Biomechanics of the shoulder after reverse total shoulder arthroplasty
Project Leader: David Ackland
Staff: Marcus Pandy
Collaborators: Associate Professor Martin Richardson (Epworth Healthcare)
Primary Contact: David Ackland (firstname.lastname@example.org)
Keywords: arthritis; biomechanics; biomedical engineering; disease; joint replacement
Disciplines: Biomedical Engineering,Mechanical Engineering
Domains: Convergence of engineering and IT with the life sciences
The shoulder is one of the most complex joints in the human body, and its mechanisms of mobility and stability are frequently debated. Reverse total shoulder arthroplasty is a salvage procedure intended to improve joint mobility and stability in patients with glenohumeral arthritis associated with severe rotator cuff deficiency. At present, however, clinical outcomes are frequently variable, and the biomechanics of the reverse shoulder not well understood.

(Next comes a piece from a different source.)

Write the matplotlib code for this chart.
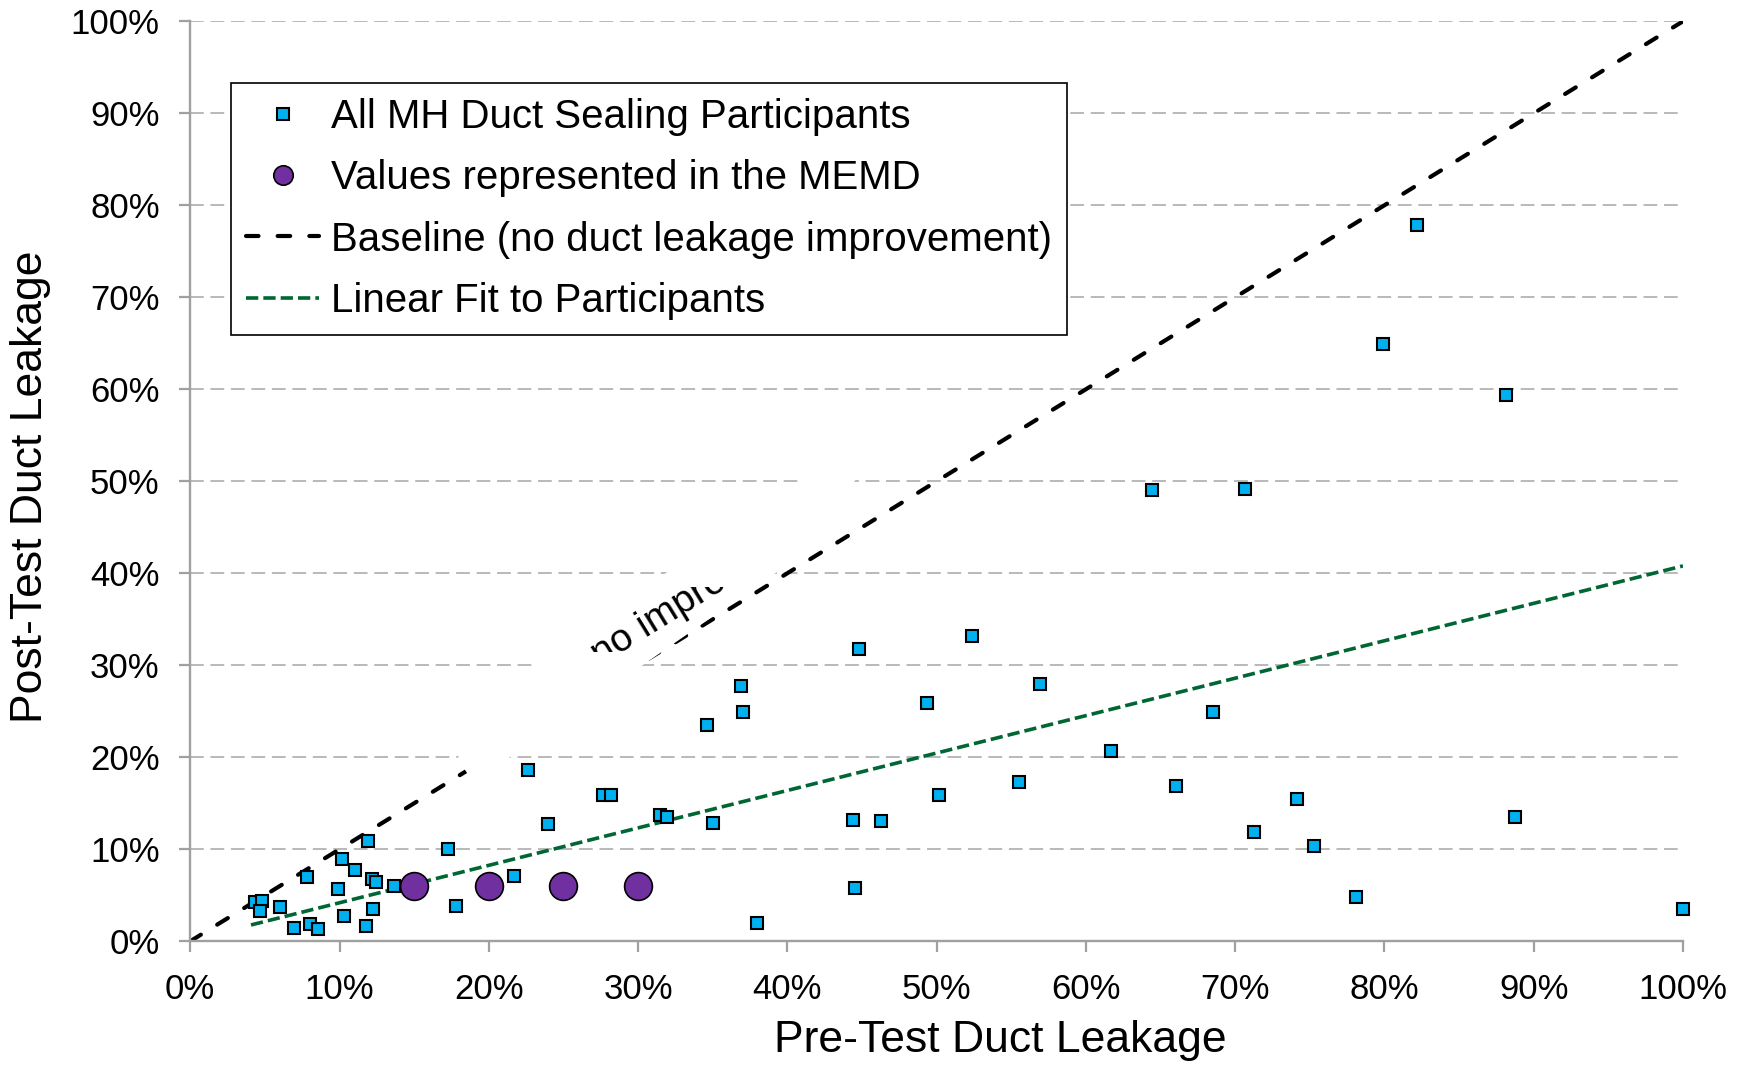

This project will involve using a musculoskeletal model to investigate the behaviour of the shoulder after implantation of a reverse shoulder prosthesis. This computational model will be validated by performing experiments on entire upper-extremity cadavers using an existing dynamic shoulder cadaver testing apparatus. In vitro experiments will be performed in a wet-tissue biomechanics laboratory located in the Department of Anatomy and Neuroscience.
An improved understanding of clinical shoulder biomechanics, shoulder disease and trauma, with application to improving surgical treatments, will be achieved. The data produced in this project will provide a critical contribution to the evidence required for advancing engineering and design of shoulder prostheses.